What to produce
The listing below holds pictures; exclude them. Return exactly the lines from the one with "What TikZ code" through the one with "(n7) at ([xshift=-0.6cm,yshift=-0.58cm]anzeige3.north".

Data for processing
————

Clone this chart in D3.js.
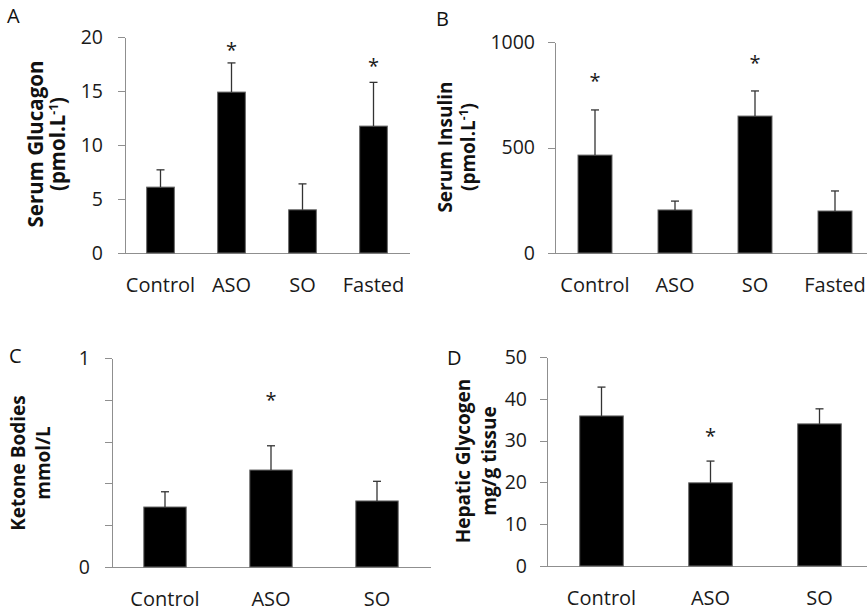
<!DOCTYPE html>
<html>
<head>
<meta charset="utf-8">
<script src="https://cdn.jsdelivr.net/npm/d3@7"></script>
<style>
  body { margin: 0; background: #fff; }
  svg { display: block; font-family: "Open Sans", sans-serif; }
  .axis path, .axis line { stroke: #8f8f8f; stroke-width: 1; shape-rendering: crispEdges; }
  .axis text { fill: #1a1a1a; font-size: 19.5px; font-family: "Open Sans", sans-serif; }
  .xaxis text { font-size: 20px; }
</style>
</head>
<body>
<script>
// categories
var catsFour = ["Control", "ASO", "SO", "Fasted"];
var catsThree = ["Control", "ASO", "SO"];

// A - serum glucagon (pmol/L)
var glucagonMean = [6.1, 14.9, 4.0, 11.75];
var glucagonErr = [1.6, 2.7, 2.4, 4.05];
var glucagonStar = [null, 19.2, null, 17.7];
var glucagonTicks = [0, 5, 10, 15, 20];

// B - serum insulin (pmol/L)
var insulinMean = [464, 204, 649, 199];
var insulinErr = [214, 42, 119, 95];
var insulinStar = [839, null, 924, null];
var insulinTicks = [0, 500, 1000];

// C - ketone bodies (mmol/L)
var ketoneMean = [0.287, 0.464, 0.316];
var ketoneErr = [0.073, 0.116, 0.094];
var ketoneStar = [null, 0.82, null];
var ketoneTicks = [0, 0.2, 0.4, 0.6, 0.8, 1];

// D - hepatic glycogen (mg/g tissue)
var glycogenMean = [35.9, 19.9, 34.0];
var glycogenErr = [6.9, 5.2, 3.6];
var glycogenStar = [null, 32.3, null];
var glycogenTicks = [0, 10, 20, 30, 40, 50];

var svg = d3.select("body").append("svg")
    .attr("width", 867)
    .attr("height", 613);

function drawPanel(p) {
  var g = svg.append("g");

  var x = d3.scaleBand().domain(p.cats).range([p.x0, p.x1]).padding(0);
  var y = d3.scaleLinear().domain(p.domain).range([p.y0, p.y1]);
  var bw = x.bandwidth() * p.barFrac;

  // y axis
  g.append("g")
    .attr("class", "axis")
    .attr("transform", "translate(" + p.x0 + ",0)")
    .call(d3.axisLeft(y).tickValues(p.ticks).tickSize(7).tickSizeOuter(0)
      .tickPadding(p.labelGap - 7).tickFormat(p.fmt));

  // x axis
  var xa = g.append("g")
    .attr("class", "axis xaxis")
    .attr("transform", "translate(0," + p.y0 + ")")
    .call(d3.axisBottom(x).tickSize(0).tickSizeOuter(0));
  xa.selectAll("text").attr("y", 39).attr("dy", 0);

  // bars
  g.selectAll(".bar")
    .data(p.mean)
    .enter().append("rect")
      .attr("x", function(d, i) { return x(p.cats[i]) + (x.bandwidth() - bw) / 2; })
      .attr("y", function(d) { return y(d); })
      .attr("width", bw)
      .attr("height", function(d) { return p.y0 - y(d); })
      .style("fill", "#000")
      .style("stroke", "#666")
      .style("stroke-width", 1);

  // error bars (upper only)
  p.mean.forEach(function(m, i) {
    var cx = x(p.cats[i]) + x.bandwidth() / 2;
    g.append("line")
      .attr("x1", cx).attr("x2", cx)
      .attr("y1", y(m)).attr("y2", y(m + p.err[i]))
      .style("stroke", "#333").style("stroke-width", 1.3);
    g.append("line")
      .attr("x1", cx - 4).attr("x2", cx + 4)
      .attr("y1", y(m + p.err[i])).attr("y2", y(m + p.err[i]))
      .style("stroke", "#333").style("stroke-width", 1.3);
    if (p.star[i] != null) {
      g.append("text")
        .attr("x", cx).attr("y", y(p.star[i]))
        .attr("dy", "0.58em")
        .attr("text-anchor", "middle")
        .style("font-size", "20px")
        .style("fill", "#1a1a1a")
        .text("*");
    }
  });

  // axis title, rotated, two lines
  p.title.forEach(function(line, i) {
    var t = g.append("text")
      .attr("transform", "translate(" + p.titleX[i] + "," + p.titleY + ") rotate(-90)")
      .attr("text-anchor", "middle")
      .style("font-size", p.titleSize + "px")
      .style("font-weight", "bold")
      .style("fill", "#111");
    if (line.indexOf("^") < 0) {
      t.text(line);
    } else {
      var parts = line.split("^");
      t.append("tspan").text(parts[0]);
      t.append("tspan").attr("dy", -7).style("font-size", "12px").text("-1");
      t.append("tspan").attr("dy", 7).text(parts[1]);
    }
  });

  // panel letter
  g.append("text")
    .attr("x", p.letterX).attr("y", p.letterY)
    .style("font-size", "20px")
    .style("fill", "#111")
    .text(p.letter);
}

var plainFmt = d3.format("d");

drawPanel({
  letter: "A", letterX: 7, letterY: 23,
  cats: catsFour, mean: glucagonMean, err: glucagonErr, star: glucagonStar,
  domain: [0, 20], ticks: glucagonTicks, fmt: plainFmt,
  x0: 125, x1: 409, y0: 253, y1: 37, barFrac: 0.39, labelGap: 22,
  title: ["Serum Glucagon", "(pmol.L^)"], titleX: [43, 65], titleY: 144, titleSize: 20.5
});

drawPanel({
  letter: "B", letterX: 436, letterY: 26,
  cats: catsFour, mean: insulinMean, err: insulinErr, star: insulinStar,
  domain: [0, 1000], ticks: insulinTicks, fmt: plainFmt,
  x0: 555, x1: 875, y0: 253, y1: 42, barFrac: 0.425, labelGap: 20,
  title: ["Serum Insulin", "(pmol.L^)"], titleX: [452, 475], titleY: 147, titleSize: 19
});

drawPanel({
  letter: "C", letterX: 9, letterY: 363,
  cats: catsThree, mean: ketoneMean, err: ketoneErr, star: ketoneStar,
  domain: [0, 1], ticks: ketoneTicks,
  fmt: function(d) { return (d === 0 || d === 1) ? d : ""; },
  x0: 112, x1: 430, y0: 567, y1: 358, barFrac: 0.4, labelGap: 22,
  title: ["Ketone Bodies", "mmol/L"], titleX: [25, 50], titleY: 463, titleSize: 19
});

drawPanel({
  letter: "D", letterX: 447, letterY: 365,
  cats: catsThree, mean: glycogenMean, err: glycogenErr, star: glycogenStar,
  domain: [0, 50], ticks: glycogenTicks, fmt: plainFmt,
  x0: 547, x1: 874, y0: 566, y1: 357, barFrac: 0.4, labelGap: 20,
  title: ["Hepatic Glycogen", "mg/g tissue"], titleX: [470, 496], titleY: 461, titleSize: 19
});
</script>
</body>
</html>
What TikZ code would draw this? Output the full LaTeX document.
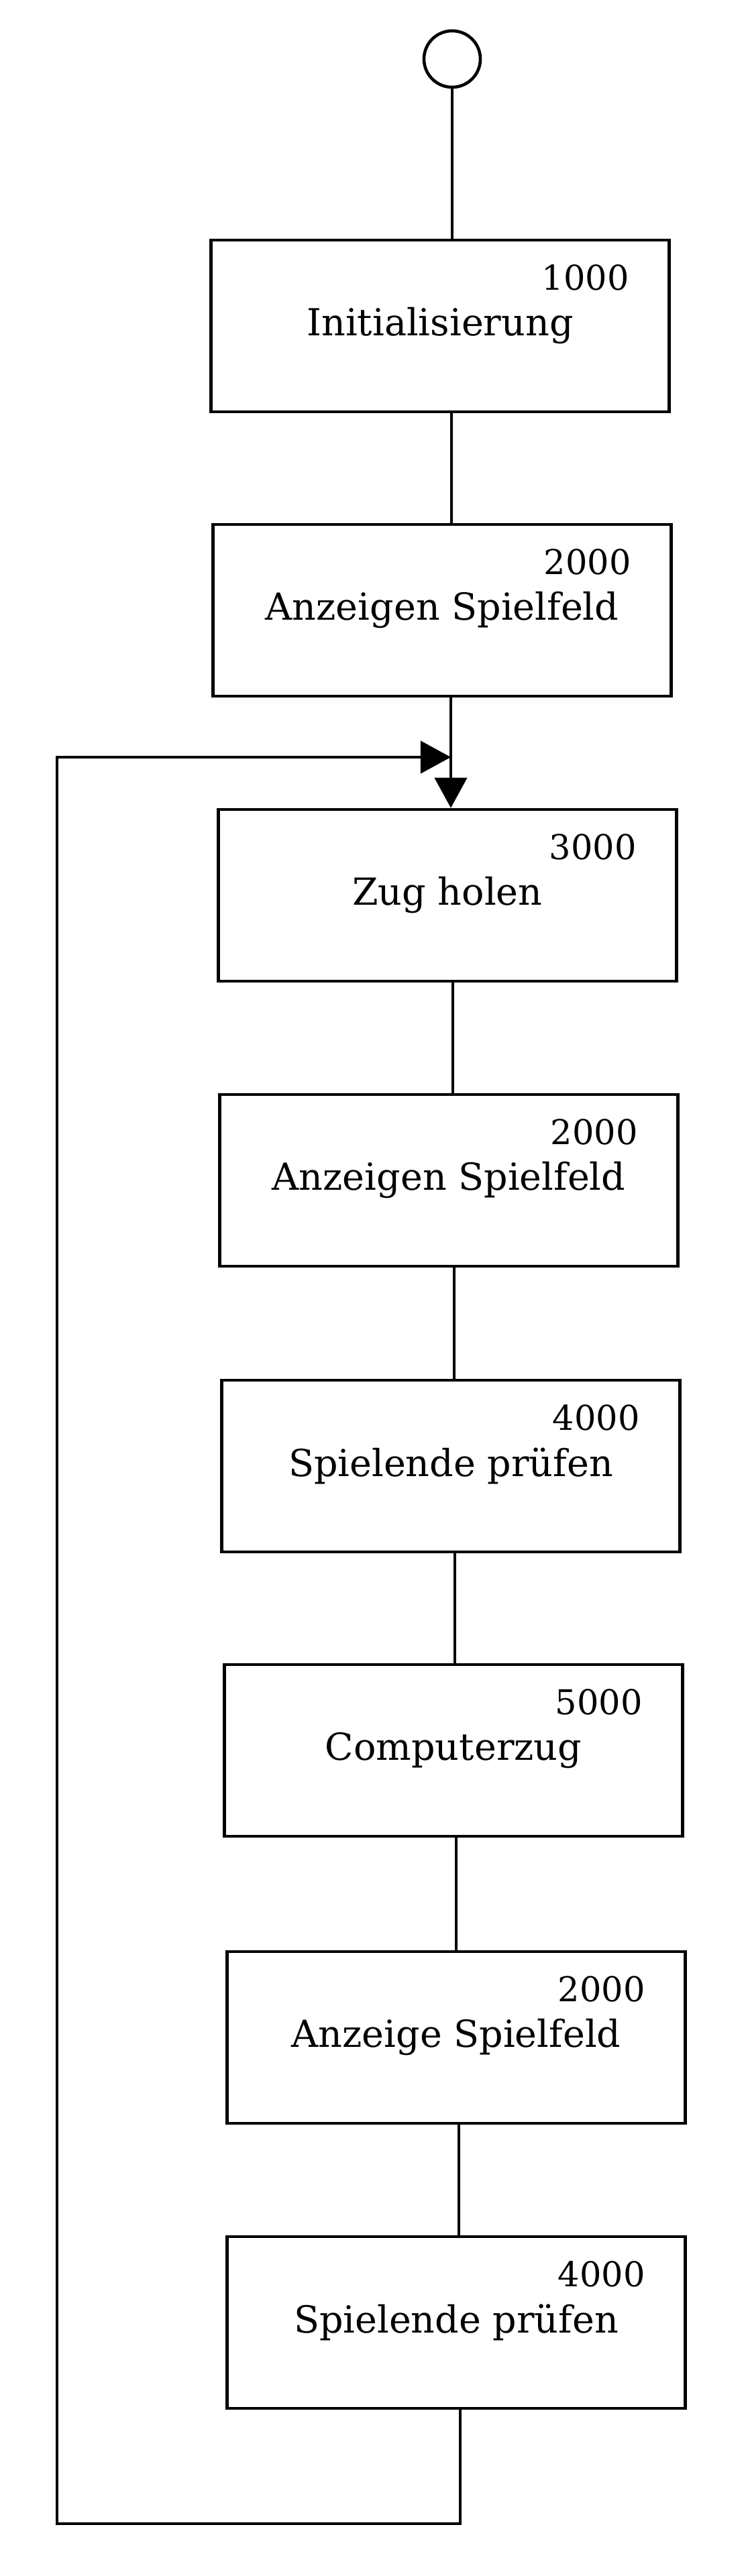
\documentclass[tikz,border=0pt]{standalone}
\usepackage{fontspec}
\setmainfont{DejaVu Serif}
\usetikzlibrary{calc,positioning,arrows.meta}

\begin{document}
\begin{tikzpicture}[x=0.01cm,y=-0.01cm,line width=1.3pt,
	procbox/.style={draw,rectangle,minimum width=6.83cm,minimum height=2.56cm,
		inner sep=0pt,font=\fontsize{15.8}{19}\selectfont},
	nummer/.style={anchor=east,inner sep=0pt,font=\fontsize{14.5}{17}\selectfont},
	pfeil/.style={-{Triangle[length=0.45cm,width=0.48cm]}}]

\useasboundingbox (0,0) rectangle (1115,3841);

% Start
\node[draw,circle,minimum size=0.84cm,inner sep=0pt] (start) at (674,88) {};

% Kaesten
\node[procbox] (init) at (656,486) {Initialisierung};
\node[nummer] (n1) at ([xshift=-0.6cm,yshift=-0.58cm]init.north east) {1000};

\node[procbox] (anzeige1) at (659,910) {Anzeigen Spielfeld};
\node[nummer] (n2) at ([xshift=-0.6cm,yshift=-0.58cm]anzeige1.north east) {2000};

\node[procbox] (zug) at (667,1335) {Zug holen};
\node[nummer] (n3) at ([xshift=-0.6cm,yshift=-0.58cm]zug.north east) {3000};

\node[procbox] (anzeige2) at (669,1760) {Anzeigen Spielfeld};
\node[nummer] (n4) at ([xshift=-0.6cm,yshift=-0.58cm]anzeige2.north east) {2000};

\node[procbox] (ende1) at (672,2186) {Spielende prüfen};
\node[nummer] (n5) at ([xshift=-0.6cm,yshift=-0.58cm]ende1.north east) {4000};

\node[procbox] (computer) at (676,2610) {Computerzug};
\node[nummer] (n6) at ([xshift=-0.6cm,yshift=-0.58cm]computer.north east) {5000};

\node[procbox] (anzeige3) at (680,3038) {Anzeige Spielfeld};
\node[nummer] (n7) at ([xshift=-0.6cm,yshift=-0.58cm]anzeige3.north east) {2000};

\node[procbox] (ende2) at (680,3463) {Spielende prüfen};
\node[nummer] (n8) at ([xshift=-0.6cm,yshift=-0.58cm]ende2.north east) {4000};

% Verbindungen
\draw (start) -- (start |- init.north);
\draw ([xshift=0.17cm]init.south) -- ([xshift=0.17cm]init.south |- anzeige1.north);
\draw[pfeil] ([xshift=0.13cm]anzeige1.south) -- ([xshift=0.13cm]anzeige1.south |- zug.north);
\draw ([xshift=0.08cm]zug.south) -- ([xshift=0.08cm]zug.south |- anzeige2.north);
\draw ([xshift=0.08cm]anzeige2.south) -- ([xshift=0.08cm]anzeige2.south |- ende1.north);
\draw ([xshift=0.06cm]ende1.south) -- ([xshift=0.06cm]ende1.south |- computer.north);
\draw ([xshift=0.04cm]computer.south) -- ([xshift=0.04cm]computer.south |- anzeige3.north);
\draw ([xshift=0.04cm]anzeige3.south) -- ([xshift=0.04cm]anzeige3.south |- ende2.north);

% Ruecksprung
\coordinate (tief) at (0,3763);
\coordinate (links) at (85,1129);
\coordinate (rueck) at ([xshift=0.13cm]anzeige1.south |- links);
\draw[pfeil] ([xshift=0.06cm]ende2.south) -- ([xshift=0.06cm]ende2.south |- tief) -| (links) -- (rueck);

\end{tikzpicture}
\end{document}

————

Solution
What TikZ code would draw this? Output the full LaTeX document.
\documentclass[tikz,border=0pt]{standalone}
\usepackage{fontspec}
\setmainfont{DejaVu Serif}
\usetikzlibrary{calc,positioning,arrows.meta}

\begin{document}
\begin{tikzpicture}[x=0.01cm,y=-0.01cm,line width=1.3pt,
	procbox/.style={draw,rectangle,minimum width=6.83cm,minimum height=2.56cm,
		inner sep=0pt,font=\fontsize{15.8}{19}\selectfont},
	nummer/.style={anchor=east,inner sep=0pt,font=\fontsize{14.5}{17}\selectfont},
	pfeil/.style={-{Triangle[length=0.45cm,width=0.48cm]}}]

\useasboundingbox (0,0) rectangle (1115,3841);

% Start
\node[draw,circle,minimum size=0.84cm,inner sep=0pt] (start) at (674,88) {};

% Kaesten
\node[procbox] (init) at (656,486) {Initialisierung};
\node[nummer] (n1) at ([xshift=-0.6cm,yshift=-0.58cm]init.north east) {1000};

\node[procbox] (anzeige1) at (659,910) {Anzeigen Spielfeld};
\node[nummer] (n2) at ([xshift=-0.6cm,yshift=-0.58cm]anzeige1.north east) {2000};

\node[procbox] (zug) at (667,1335) {Zug holen};
\node[nummer] (n3) at ([xshift=-0.6cm,yshift=-0.58cm]zug.north east) {3000};

\node[procbox] (anzeige2) at (669,1760) {Anzeigen Spielfeld};
\node[nummer] (n4) at ([xshift=-0.6cm,yshift=-0.58cm]anzeige2.north east) {2000};

\node[procbox] (ende1) at (672,2186) {Spielende prüfen};
\node[nummer] (n5) at ([xshift=-0.6cm,yshift=-0.58cm]ende1.north east) {4000};

\node[procbox] (computer) at (676,2610) {Computerzug};
\node[nummer] (n6) at ([xshift=-0.6cm,yshift=-0.58cm]computer.north east) {5000};

\node[procbox] (anzeige3) at (680,3038) {Anzeige Spielfeld};
\node[nummer] (n7) at ([xshift=-0.6cm,yshift=-0.58cm]anzeige3.north east) {2000};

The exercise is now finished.